After finally locating the folder I was looking for, I made the fatal mistake of reaching for, and opening, another folder containing something or other: Old teaching evaluations? Medical and prescription information? Grad school transcripts? Oh, so many things I had forgotten about and had saved for whatever reason, probably because I figured they should be saved in case I ever needed them!
This was all of the prompting I needed to begin the process of cleaning things out. Before I knew it, I had gone through most of the files and created an Everest of old and forgotten forms, letters, retirement benefits statements, etc., etc. Soon, I fired up the shredder and fed it generously for the next hour before breaking for a nice winter’s breakfast where I fed myself generously of eggs, bacon, English muffin, and good hot coffee.
Re-fueled and content, I returned to the scene of the weeding and tidying and shredding. I didn’t spend too much more time on this process since I’d succeeded in making the large file drawer a neater, better-organized, happier place. Plus, I did want to get some kind of writing done, albeit the blog rather than back to work on the elusive novel of mine—Sandbar’s Secret. (There’s also a couple of short stories I’ve begun…) Thus, I finished cleaning up the remaining remnants of my day’s adventure and smiled at my laptop awaiting patiently on my writing desk.
OK, with quite a bit of the afternoon freed up, I could tune in my favorite All Mellow Jazz station on the Internet Radio through iTunes and lose myself in my writing. It wasn’t long, though, before that magic was broken by a short beep, followed by another of the same a moment later, and another, and another…
Yep, the smoke/carbon monoxide alarm battery was apparently low and was begging for help. It was one of those occasions when I hoped against hope that it was just a fluke and that it would go away, righting itself without any further beeping. That’s what I hoped, and, of course, that was far from the reality of the situation. It kept at it, taunting me and daring me to ignore it any longer!
So much for getting into the writing moment. Reluctantly, I pushed away from my MacBook Pro, pulled the ear buds out, and headed out to get the ladder from the frigid garage and to see if there was a battery in the container in the closet off the laundry room. As I’ve found, it’s not a difficult task to change the battery, and luckily there was a fresh replacement 9-volt Duracell right where it was supposed to be. A few minutes later, a fresh battery installed, the Kidde Smoke/Carbon Monoxide Alarm/Detector was back in its state of silent vigilance.

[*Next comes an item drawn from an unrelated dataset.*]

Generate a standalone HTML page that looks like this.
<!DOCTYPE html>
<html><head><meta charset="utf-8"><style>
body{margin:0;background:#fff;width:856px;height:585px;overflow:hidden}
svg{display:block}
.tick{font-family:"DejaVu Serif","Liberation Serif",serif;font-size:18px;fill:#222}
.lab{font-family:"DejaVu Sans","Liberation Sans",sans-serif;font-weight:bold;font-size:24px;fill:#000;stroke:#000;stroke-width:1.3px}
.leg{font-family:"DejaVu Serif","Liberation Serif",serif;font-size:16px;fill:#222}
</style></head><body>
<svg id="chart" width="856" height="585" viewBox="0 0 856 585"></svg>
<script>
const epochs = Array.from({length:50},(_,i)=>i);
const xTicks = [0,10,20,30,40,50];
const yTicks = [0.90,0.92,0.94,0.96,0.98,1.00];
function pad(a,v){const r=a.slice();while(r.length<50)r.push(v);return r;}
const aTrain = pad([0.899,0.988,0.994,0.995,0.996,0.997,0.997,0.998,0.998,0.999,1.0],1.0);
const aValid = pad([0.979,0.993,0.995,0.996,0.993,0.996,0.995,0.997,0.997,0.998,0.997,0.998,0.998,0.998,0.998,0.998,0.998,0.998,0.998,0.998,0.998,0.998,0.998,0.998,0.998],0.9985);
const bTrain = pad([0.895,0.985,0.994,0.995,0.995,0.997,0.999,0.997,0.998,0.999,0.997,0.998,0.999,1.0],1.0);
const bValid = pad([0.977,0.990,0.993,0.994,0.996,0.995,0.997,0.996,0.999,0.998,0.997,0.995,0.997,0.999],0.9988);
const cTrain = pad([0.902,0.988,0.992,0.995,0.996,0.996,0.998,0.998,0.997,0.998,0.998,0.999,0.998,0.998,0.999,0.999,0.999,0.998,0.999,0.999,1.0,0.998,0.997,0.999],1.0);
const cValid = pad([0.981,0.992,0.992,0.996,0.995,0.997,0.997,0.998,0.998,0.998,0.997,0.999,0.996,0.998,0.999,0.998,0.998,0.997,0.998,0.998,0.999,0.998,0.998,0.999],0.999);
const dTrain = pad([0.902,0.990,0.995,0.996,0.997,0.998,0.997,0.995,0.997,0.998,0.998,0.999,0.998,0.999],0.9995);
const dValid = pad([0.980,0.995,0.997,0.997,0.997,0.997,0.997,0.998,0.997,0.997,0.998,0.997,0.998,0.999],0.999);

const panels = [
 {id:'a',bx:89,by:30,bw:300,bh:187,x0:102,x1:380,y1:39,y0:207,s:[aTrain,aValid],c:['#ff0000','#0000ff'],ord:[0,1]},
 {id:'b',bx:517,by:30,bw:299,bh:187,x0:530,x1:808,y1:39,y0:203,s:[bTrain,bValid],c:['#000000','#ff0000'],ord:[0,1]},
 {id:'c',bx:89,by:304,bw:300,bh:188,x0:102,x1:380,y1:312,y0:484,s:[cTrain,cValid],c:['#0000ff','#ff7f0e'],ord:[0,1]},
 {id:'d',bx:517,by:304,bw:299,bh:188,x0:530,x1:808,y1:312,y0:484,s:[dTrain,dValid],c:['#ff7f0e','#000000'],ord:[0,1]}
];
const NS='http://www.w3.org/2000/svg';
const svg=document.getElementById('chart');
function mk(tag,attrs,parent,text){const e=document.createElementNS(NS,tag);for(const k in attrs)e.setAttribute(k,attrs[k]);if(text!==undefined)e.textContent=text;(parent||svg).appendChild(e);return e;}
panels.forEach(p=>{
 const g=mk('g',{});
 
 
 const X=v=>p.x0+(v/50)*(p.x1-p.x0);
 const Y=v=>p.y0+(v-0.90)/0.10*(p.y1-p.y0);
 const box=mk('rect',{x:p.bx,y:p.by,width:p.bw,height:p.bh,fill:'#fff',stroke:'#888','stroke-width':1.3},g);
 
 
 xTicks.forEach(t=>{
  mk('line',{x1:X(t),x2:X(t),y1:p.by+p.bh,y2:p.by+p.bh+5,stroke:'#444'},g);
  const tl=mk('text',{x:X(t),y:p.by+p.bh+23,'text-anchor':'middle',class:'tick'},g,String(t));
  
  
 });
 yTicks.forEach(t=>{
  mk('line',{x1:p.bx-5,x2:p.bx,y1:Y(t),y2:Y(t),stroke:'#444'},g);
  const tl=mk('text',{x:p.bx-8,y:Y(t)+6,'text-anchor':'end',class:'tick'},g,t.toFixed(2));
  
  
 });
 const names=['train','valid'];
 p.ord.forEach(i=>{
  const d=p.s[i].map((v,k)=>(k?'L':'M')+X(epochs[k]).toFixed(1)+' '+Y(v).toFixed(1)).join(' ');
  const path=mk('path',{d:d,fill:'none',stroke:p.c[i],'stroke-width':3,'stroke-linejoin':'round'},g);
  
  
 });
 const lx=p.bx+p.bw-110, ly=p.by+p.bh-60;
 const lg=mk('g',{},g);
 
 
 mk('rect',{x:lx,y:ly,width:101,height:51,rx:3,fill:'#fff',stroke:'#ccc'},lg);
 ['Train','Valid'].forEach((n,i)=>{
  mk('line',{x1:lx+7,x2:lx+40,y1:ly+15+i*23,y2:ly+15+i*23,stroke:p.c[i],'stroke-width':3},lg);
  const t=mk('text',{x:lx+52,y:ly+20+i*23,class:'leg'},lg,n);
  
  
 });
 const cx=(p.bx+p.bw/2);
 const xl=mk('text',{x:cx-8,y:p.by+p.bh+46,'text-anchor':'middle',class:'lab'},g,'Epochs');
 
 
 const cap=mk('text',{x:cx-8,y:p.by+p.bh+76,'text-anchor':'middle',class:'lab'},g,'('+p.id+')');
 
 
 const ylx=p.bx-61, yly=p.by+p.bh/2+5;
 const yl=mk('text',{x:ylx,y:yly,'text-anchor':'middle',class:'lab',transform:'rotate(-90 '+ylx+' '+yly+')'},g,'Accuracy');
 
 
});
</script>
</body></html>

Now, I finally could get to that writing, but I was informed that I had to take the garbage can out to the street and go fill the wife’s car up with gas so it would be ready for work tomorrow. Out came the ear buds once more, and I backed up my Scrivener project with intentions of getting back to it before the day completely dwindled away. As darkness began to settle in, I was on my way to the curb with the garbage can and then to the gas station. I wonder if thinking about writing counts as writing?